In October 2018, a production crew of three traveled to Sutherland’s home in Attawapiskat in remote Northern Ontario with 14 cases of gear and one ambitious plan: shooting two music videos in five days. Getting the job done in only four, they used the remaining time to shoot this fun little video for Heart of Gold. You could say it came together spontaneously, magically, and with a little help from some friends…
Heart of Gold was shot and directed by Vancouver-based motion picture cinematographer Cliff Hokanson, produced by Midnight Shine’s manager, RoseAnna Schick, with Sutherland as executive producer. The video was edited by first-time editor and college student Bethany Fontaine, with colouring and effects by Tony Wytinck at White Ink Digital Post in Winnipeg.
TIMELY NEW TAKE ON TIMELESS CLASSIC
Midnight Shine recorded Heart of Gold for their third album High Road. It brings a timely new take to a timeless classic, and is a song that means a lot to Sutherland: “Growing up in an isolated area, I listened to a lot of music, especially once I started playing guitar. Neil Young was one of my biggest musical inspirations, and Heart of Gold is still one of my favourite songs. We wanted to record it, but in a way that’s different from everyone else. That’s how we ended up giving it a little ‘shine’ of our own.”
Midnight Shine’s version honours the heart and soul of the original, yet is distinctly different, featuring heavy drum beat, slide guitar, pow wow singing, and a verse performed in Mushkegowuk Cree. With 2019 having been declared the International Year of Indigenous Languages by the United Nations, the timing couldn’t be better for a song like this cover.

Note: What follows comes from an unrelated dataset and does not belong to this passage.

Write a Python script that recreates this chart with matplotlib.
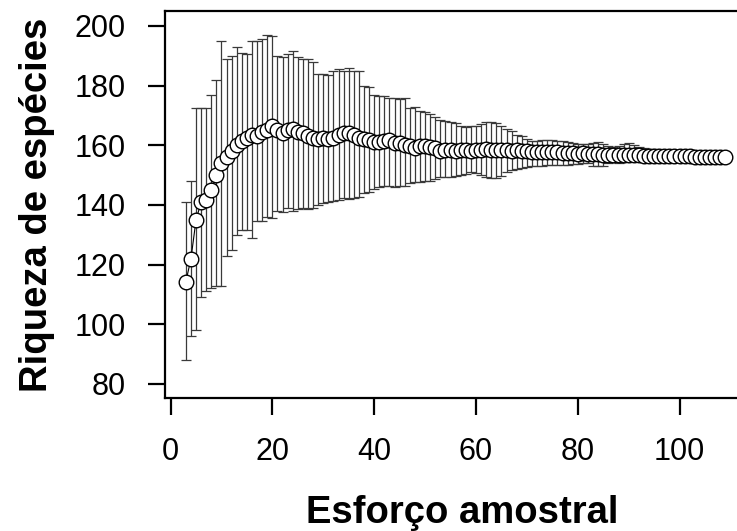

Midnight Shine’s Heart of Gold continues to gain new fans across Canada, into the US, and internationally, with ever-increasing radio airplay and growing streaming numbers. Music critics are impressed, too, with several rave reviews, and accolades from Young’s own biographer: “Quite a fascinating version of Neil’s song. Love the First Nations’ feel of it. Very cool…” — John Einarson, Neil Young Biographer & Music Historian
Heart of Gold is written by Neil Young, with lyrics translated into Mushkegowuk Cree by Sutherland, and recorded with permission from Wixen Music Publishing, Inc. It was produced by Midnight Shine and John-Angus MacDonald (The Trews) at Jukasa Studios in Ohsweken, Ontario, with engineers Jill Zimmermann and Darren Magierowski, and mastered in Toronto by João Carvalho.
A FEW FUN FACTS
- Midnight Shine had to hire a drummer to come into the studio with them to record Heart of Gold, and was more than fortunate to end up working with an incredible talent in Chris Gormley (The Trews).
- Heart of Gold opens with Indigenous chanting and pow wow singing – both performed by Sutherland. He can also be heard on lead vocals, acoustic guitar, harmonica, and slide guitar.
- It turns out that translating the first verse into Mushkegowuk Cree was difficult to do. Here’s why: “There are Cree words for different types of rocks and minerals, so when we describe gold we say ‘money rock.’ But ‘heart of gold’ really means someone ‘good hearted’ so that’s how I translated it into Cree. A direct translation would have confused people in the Cree communities.”